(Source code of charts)
▼

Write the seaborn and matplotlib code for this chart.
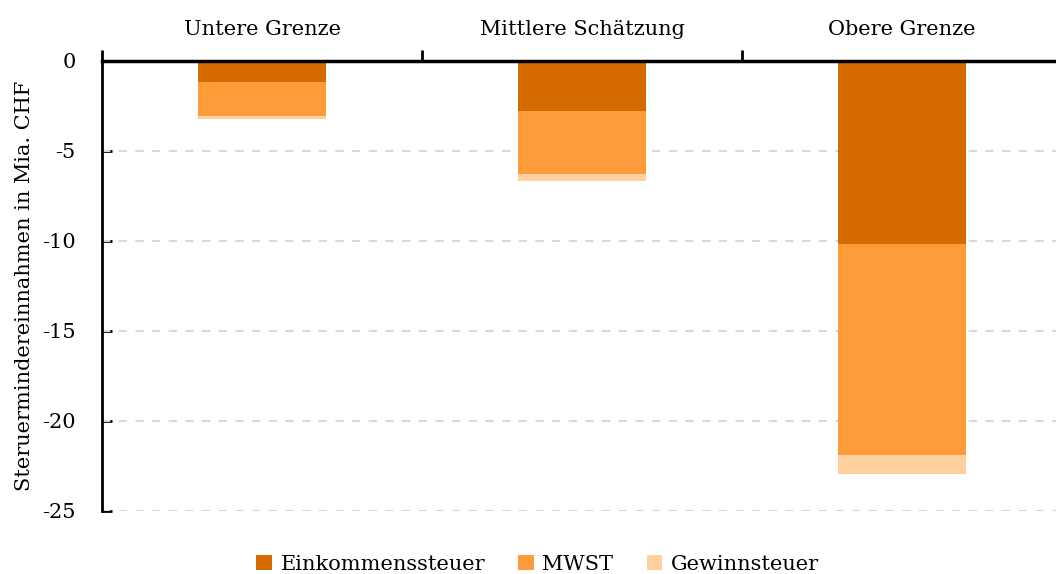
import numpy as np
import pandas as pd
import matplotlib
matplotlib.use("Agg")
import matplotlib.pyplot as plt
import seaborn as sns
from matplotlib.patches import Patch
from matplotlib.ticker import FixedLocator

# ---- data ----
szenarien = ["Untere Grenze", "Mittlere Schätzung", "Obere Grenze"]
einkommen = [-1.2, -2.8, -10.2]
mwst = [-1.85, -3.5, -11.7]
gewinn = [-0.2, -0.35, -1.05]
serien = ["Einkommenssteuer", "MWST", "Gewinnsteuer"]
farben = ["#D46A00", "#FF9C3A", "#FFD0A0"]
y_ticks = [0, -5, -10, -15, -20, -25]

sns.set_theme(style="white")
plt.rcParams["font.family"] = ["DejaVu Serif"]
for k in ["text.color", "axes.labelcolor", "xtick.color", "ytick.color"]:
    plt.rcParams[k] = "black"

FS = 15

fig = plt.figure(figsize=(10.56, 5.74), dpi=100)
ax = fig.add_axes([0.0966, 0.110, 0.9091, 0.784])

# cumulative sums so the stacks can be drawn back to front
stufe1 = np.array(einkommen)
stufe2 = stufe1 + np.array(mwst)
stufe3 = stufe2 + np.array(gewinn)
df = pd.DataFrame({"Szenario": szenarien, "s1": stufe1, "s2": stufe2, "s3": stufe3})

for col, farbe in zip(["s3", "s2", "s1"], farben[::-1]):
    sns.barplot(data=df, x="Szenario", y=col, color=farbe, width=0.4,
                saturation=1, ax=ax, zorder=3, linewidth=0)

ax.set_ylim(-25, 0)
ax.set_xlim(-0.5, 2.5)
ax.set_yticks(y_ticks)
ax.set_yticklabels([str(t) for t in y_ticks], fontsize=FS)
ax.set_xlabel("")

# category labels on top, tick marks at boundaries
ax.xaxis.tick_top()
ax.set_xticks(range(len(szenarien)))
ax.set_xticklabels(szenarien, fontsize=FS)
ax.tick_params(axis="x", which="major", length=0, pad=16)
ax.xaxis.set_minor_locator(FixedLocator([-0.5, 0.5, 1.5]))
ax.tick_params(axis="x", which="minor", length=8, width=2, direction="out",
               top=True, bottom=False, color="black")
ax.tick_params(axis="y", length=7, width=2, direction="in", left=True,
               color="black", pad=19)

ax.set_ylabel("Steruermindereinnahmen in Mia. CHF", fontsize=FS)
ax.yaxis.set_label_coords(-0.071, 0.5)

for y in y_ticks[1:]:
    ax.axhline(y, color="#d9d9d9", lw=1.5, ls=(0, (4, 4)), zorder=1)

for s in ["right", "bottom"]:
    ax.spines[s].set_visible(False)
ax.spines["top"].set_linewidth(2.5)
ax.spines["top"].set_color("black")
ax.spines["top"].set_zorder(5)
ax.spines["left"].set_linewidth(2)
ax.spines["left"].set_color("black")

handles = [Patch(facecolor=c, edgecolor="none", label=l) for c, l in zip(farben, serien)]
fig.legend(handles=handles, loc="lower center", bbox_to_anchor=(0.509, -0.032), ncol=3,
           frameon=False, fontsize=FS, handlelength=0.75, handleheight=0.75,
           handletextpad=0.4, columnspacing=1.6)

fig.savefig("out.png", dpi=100)
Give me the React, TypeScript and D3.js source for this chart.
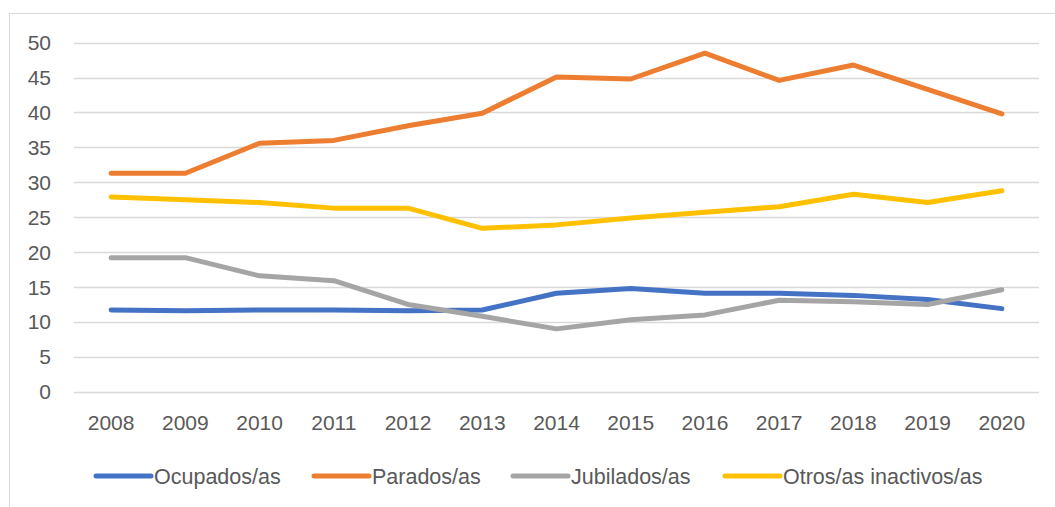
import React, { useEffect, useRef } from "react";
import * as d3 from "d3";

const years = ["2008","2009","2010","2011","2012","2013","2014","2015","2016","2017","2018","2019","2020"];
const ocupados = [11.7, 11.6, 11.7, 11.7, 11.6, 11.7, 14.1, 14.8, 14.1, 14.1, 13.8, 13.2, 11.9];
const parados = [31.3, 31.3, 35.6, 36.0, 38.1, 39.9, 45.1, 44.8, 48.5, 44.6, 46.8, 43.3, 39.8];
const jubilados = [19.2, 19.2, 16.6, 15.9, 12.5, 10.8, 9.0, 10.3, 11.0, 13.1, 12.9, 12.5, 14.6];
const otros = [27.9, 27.5, 27.1, 26.3, 26.3, 23.4, 23.9, 24.9, 25.7, 26.5, 28.3, 27.1, 28.8];
const yTicks = [0, 5, 10, 15, 20, 25, 30, 35, 40, 45, 50];

const seriesNames = ["Ocupados/as", "Parados/as", "Jubilados/as", "Otros/as inactivos/as"];
const seriesValues = [ocupados, parados, jubilados, otros];
const seriesColors = ["#4472C4", "#ED7D31", "#A5A5A5", "#FFC000"];

const W = 1055, H = 507;
const FONT = "'Liberation Sans', Arial, sans-serif";

export default function App() {
  const ref = useRef<SVGSVGElement>(null);
  useEffect(() => {
    const svg = d3.select(ref.current);
    svg.selectAll("*").remove();

    svg.append("rect").attr("x", 0).attr("y", 0).attr("width", W).attr("height", H).attr("fill", "#fff");
    svg.append("rect").attr("x", 9.5).attr("y", 13.5).attr("width", 1200).attr("height", 700)
      .attr("fill", "none").attr("stroke", "#D9D9D9").attr("stroke-width", 1);

    const left = 74, right = 1039, top = 42.7, bottom = 391.7;
    const x = d3.scaleBand<string>().domain(years).range([left, right]);
    const y = d3.scaleLinear().domain([0, 50]).range([bottom, top]);

    const g = svg.append("g");
    g.selectAll("line.grid").data(yTicks).enter().append("line")
      .attr("x1", left).attr("x2", right)
      .attr("y1", d => Math.round(y(d)) + 0.5).attr("y2", d => Math.round(y(d)) + 0.5)
      .attr("stroke", "#D9D9D9").attr("stroke-width", 1.3);

    g.selectAll("text.ytick").data(yTicks).enter().append("text")
      .attr("x", 51).attr("y", d => y(d)).attr("dy", "0.36em")
      .attr("text-anchor", "end").attr("font-family", FONT).attr("font-size", 21)
      .attr("fill", "#595959").text(d => String(d));

    g.selectAll("text.xtick").data(years).enter().append("text")
      .attr("x", d => (x(d) as number) + x.bandwidth() / 2).attr("y", 430)
      .attr("text-anchor", "middle").attr("font-family", FONT).attr("font-size", 21)
      .attr("fill", "#595959").text(d => d);

    const line = d3.line<number>()
      .x((_, i) => (x(years[i]) as number) + x.bandwidth() / 2)
      .y(d => y(d));

    seriesValues.forEach((vals, i) => {
      svg.append("path").attr("d", line(vals) as string)
        .attr("fill", "none").attr("stroke", seriesColors[i]).attr("stroke-width", 5)
        .attr("stroke-linejoin", "round").attr("stroke-linecap", "round");
    });

    const legendX = [96, 314, 513, 725];
    const ly = 476;
    seriesNames.forEach((name, i) => {
      svg.append("line").attr("x1", legendX[i]).attr("x2", legendX[i] + 55)
        .attr("y1", ly).attr("y2", ly).attr("stroke", seriesColors[i])
        .attr("stroke-width", 5).attr("stroke-linecap", "round");
      svg.append("text").attr("x", legendX[i] + 58).attr("y", ly).attr("dy", "0.36em")
        .attr("font-family", FONT).attr("font-size", 21.5).attr("fill", "#595959").text(name);
    });
  }, []);
  return (
    <svg ref={ref} width={W} height={H} style={{ position: "absolute", left: 0, top: 0, display: "block" }} />
  );
}
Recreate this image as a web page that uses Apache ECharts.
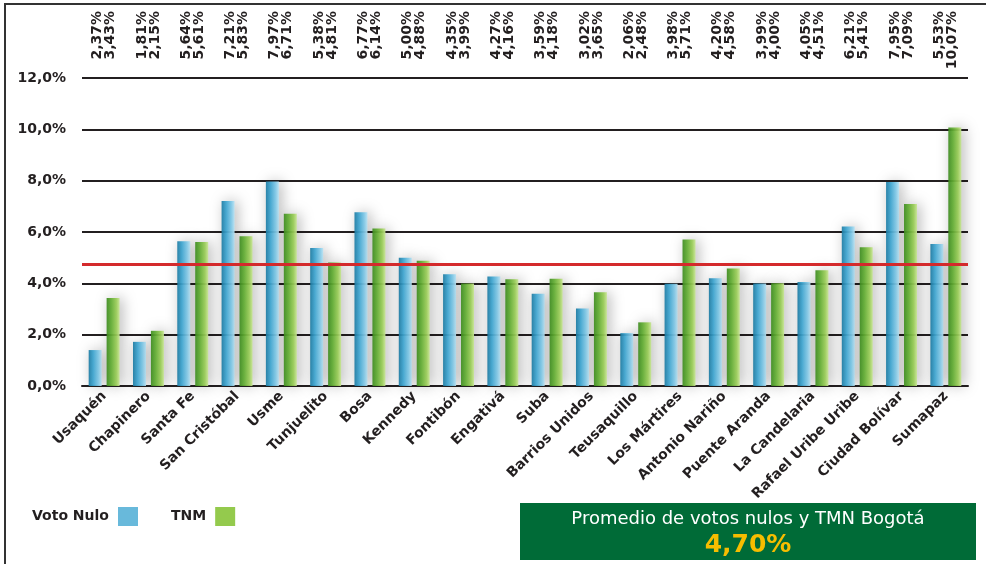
<!DOCTYPE html>
<html>
<head>
<meta charset="utf-8">
<script src="https://cdn.jsdelivr.net/npm/echarts@6/dist/echarts.min.js"></script>
<style>
  html, body { margin: 0; padding: 0; background: #ffffff; }
  #chart { width: 986px; height: 564px; }
</style>
</head>
<body>
<div id="chart"></div>
<script>
// Categories (localidades de Bogotá)
const categories = ['Usaquén', 'Chapinero', 'Santa Fe', 'San Cristóbal', 'Usme', 'Tunjuelito', 'Bosa',
  'Kennedy', 'Fontibón', 'Engativá', 'Suba', 'Barrios Unidos', 'Teusaquillo', 'Los Mártires',
  'Antonio Nariño', 'Puente Aranda', 'La Candelaria', 'Rafael Uribe Uribe', 'Ciudad Bolívar', 'Sumapaz'];

// Bar heights as drawn in the picture (%)
const votoNulo = [1.40, 1.72, 5.64, 7.21, 7.97, 5.38, 6.77, 5.00, 4.35, 4.27, 3.59, 3.02, 2.06, 3.98, 4.20, 3.99, 4.05, 6.21, 7.95, 5.53];
const tnm = [3.43, 2.15, 5.61, 5.83, 6.71, 4.81, 6.14, 4.88, 3.99, 4.16, 4.18, 3.65, 2.48, 5.71, 4.58, 4.00, 4.51, 5.41, 7.09, 10.07];

// Printed labels along the top (%)
const labelNulo = [2.37, 1.81, 5.64, 7.21, 7.97, 5.38, 6.77, 5.00, 4.35, 4.27, 3.59, 3.02, 2.06, 3.98, 4.20, 3.99, 4.05, 6.21, 7.95, 5.53];
const labelTnm = [3.43, 2.15, 5.61, 5.83, 6.71, 4.81, 6.14, 4.88, 3.99, 4.16, 4.18, 3.65, 2.48, 5.71, 4.58, 4.00, 4.51, 5.41, 7.09, 10.07];

// Average reference line and box text
const promedioLine = 4.74;
const promedioText = '4,70%';
const promedioTitle = 'Promedio de votos nulos y TMN Bogotá';

// Y-axis ticks
const yMin = 0, yMax = 12, yStep = 2;

const fmt = v => v.toFixed(2).replace('.', ',') + '%';
const topLabels = categories.map((c, i) => fmt(labelNulo[i]) + '\n' + fmt(labelTnm[i]));

const FONT = 'DejaVu Sans';
const DARK = '#231f20';

const blueGrad = new echarts.graphic.LinearGradient(0, 0, 1, 0, [
  { offset: 0, color: '#1d7ca4' },
  { offset: 0.35, color: '#3da4cf' },
  { offset: 0.75, color: '#80c9e8' },
  { offset: 1, color: '#b9e3f4' }
]);
const greenGrad = new echarts.graphic.LinearGradient(0, 0, 1, 0, [
  { offset: 0, color: '#3e8c20' },
  { offset: 0.35, color: '#62ad33' },
  { offset: 0.75, color: '#9acd58' },
  { offset: 1, color: '#c8e695' }
]);

const chart = echarts.init(document.getElementById('chart'), null, { renderer: 'canvas' });

chart.setOption({
  animation: false,
  backgroundColor: '#ffffff',
  grid: { left: 82, right: 18, top: 78, bottom: 178, containLabel: false },
  legend: {
    left: 27,
    top: 502,
    align: 'right',
    icon: 'rect',
    itemWidth: 20,
    itemHeight: 19,
    itemGap: 33,
    textStyle: { fontFamily: FONT, fontWeight: 'bold', fontSize: 14, color: DARK, padding: [0, 4, 0, 0] },
    data: [
      { name: 'Voto Nulo', itemStyle: { color: '#5db4d8' } },
      { name: 'TNM', itemStyle: { color: '#8cc63f' } }
    ]
  },
  xAxis: [
    {
      type: 'category',
      data: categories,
      position: 'bottom',
      axisLine: { show: true, lineStyle: { color: DARK, width: 2 } },
      axisTick: { show: false },
      axisLabel: {
        rotate: 45,
        interval: 0,
        margin: 8,
        fontFamily: FONT,
        fontWeight: 'bold',
        fontSize: 14,
        color: DARK
      }
    },
    {
      type: 'category',
      data: topLabels,
      position: 'top',
      axisLine: { show: false },
      axisTick: { show: false },
      splitLine: { show: false },
      axisLabel: {
        rotate: -90,
        interval: 0,
        margin: 67,
        align: 'right',
        verticalAlign: 'middle',
        fontFamily: FONT,
        fontWeight: 'bold',
        fontSize: 14,
        lineHeight: 13,
        color: DARK
      }
    }
  ],
  yAxis: {
    type: 'value',
    min: yMin,
    max: yMax,
    interval: yStep,
    axisLine: { show: false },
    axisTick: { show: false },
    axisLabel: {
      margin: 16,
      fontFamily: FONT,
      fontWeight: 'bold',
      fontSize: 14,
      color: DARK,
      formatter: v => v.toFixed(1).replace('.', ',') + '%'
    },
    splitLine: { show: true, lineStyle: { color: DARK, width: 2 } }
  },
  series: [
    {
      name: 'Voto Nulo',
      type: 'bar',
      xAxisIndex: 0,
      data: votoNulo,
      barWidth: 13,
      barGap: '38%',
      itemStyle: {
        color: blueGrad,
        opacity: 0.93,
        shadowColor: 'rgba(0,0,0,0.3)',
        shadowBlur: 14,
        shadowOffsetX: 3
      },
      markLine: {
        silent: true,
        symbol: ['none', 'none'],
        label: { show: false },
        lineStyle: { color: '#d42a2c', width: 3, type: 'solid' },
        data: [{ yAxis: promedioLine }]
      }
    },
    {
      name: 'TNM',
      type: 'bar',
      xAxisIndex: 0,
      data: tnm,
      barWidth: 13,
      itemStyle: {
        color: greenGrad,
        opacity: 0.93,
        shadowColor: 'rgba(0,0,0,0.3)',
        shadowBlur: 14,
        shadowOffsetX: 3
      }
    }
  ],
  graphic: [
    { type: 'line', shape: { x1: 5, y1: 3, x2: 5, y2: 564 }, style: { stroke: '#333333', lineWidth: 2 } },
    { type: 'line', shape: { x1: 4, y1: 4, x2: 986, y2: 4 }, style: { stroke: '#333333', lineWidth: 2 } },
    {
      type: 'group',
      left: 520,
      top: 503,
      children: [
        { type: 'rect', shape: { x: 0, y: 0, width: 456, height: 57 }, style: { fill: '#006b37' } },
        {
          type: 'text', x: 228, y: 16,
          style: { text: promedioTitle, fill: '#ffffff', font: '18px "DejaVu Sans"', align: 'center', verticalAlign: 'middle' }
        },
        {
          type: 'text', x: 228, y: 42,
          style: { text: promedioText, fill: '#f6bd00', font: 'bold 25px "DejaVu Sans"', align: 'center', verticalAlign: 'middle' }
        }
      ]
    }
  ]
});
</script>
</body>
</html>
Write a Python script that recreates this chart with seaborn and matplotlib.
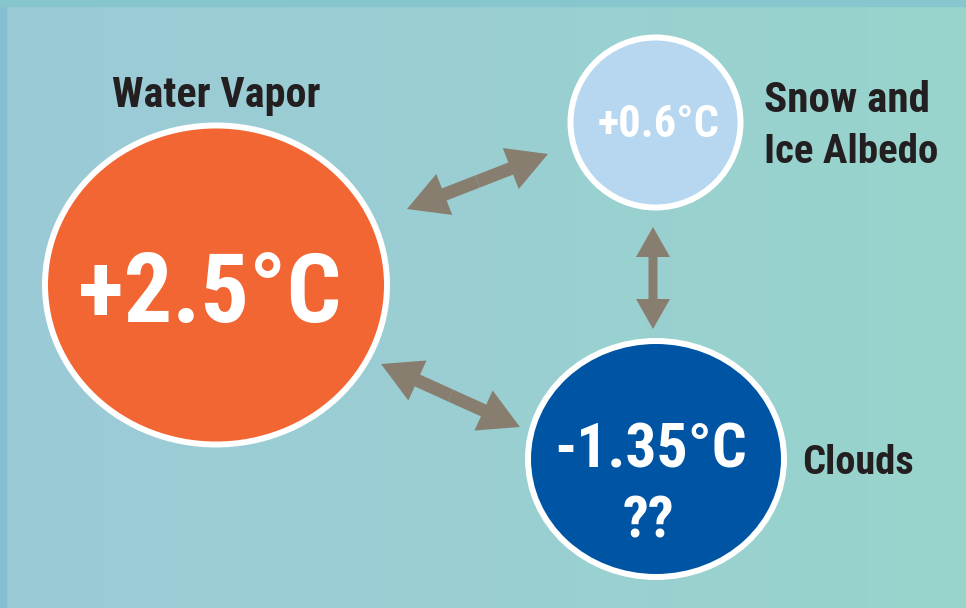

▲

# GIVEN REQUEST
Only the lines from the top of the data through the line with "ax = fig.add_axes([0.0966, 0.110, 0.9091, 0.784])" should be quoted, exactly and with both ends kept; skip the pictures.

# SOLVED PROBLEM
Write the seaborn and matplotlib code for this chart.
import numpy as np
import pandas as pd
import matplotlib
matplotlib.use("Agg")
import matplotlib.pyplot as plt
import seaborn as sns
from matplotlib.patches import Patch
from matplotlib.ticker import FixedLocator

# ---- data ----
szenarien = ["Untere Grenze", "Mittlere Schätzung", "Obere Grenze"]
einkommen = [-1.2, -2.8, -10.2]
mwst = [-1.85, -3.5, -11.7]
gewinn = [-0.2, -0.35, -1.05]
serien = ["Einkommenssteuer", "MWST", "Gewinnsteuer"]
farben = ["#D46A00", "#FF9C3A", "#FFD0A0"]
y_ticks = [0, -5, -10, -15, -20, -25]

sns.set_theme(style="white")
plt.rcParams["font.family"] = ["DejaVu Serif"]
for k in ["text.color", "axes.labelcolor", "xtick.color", "ytick.color"]:
    plt.rcParams[k] = "black"

FS = 15

fig = plt.figure(figsize=(10.56, 5.74), dpi=100)
ax = fig.add_axes([0.0966, 0.110, 0.9091, 0.784])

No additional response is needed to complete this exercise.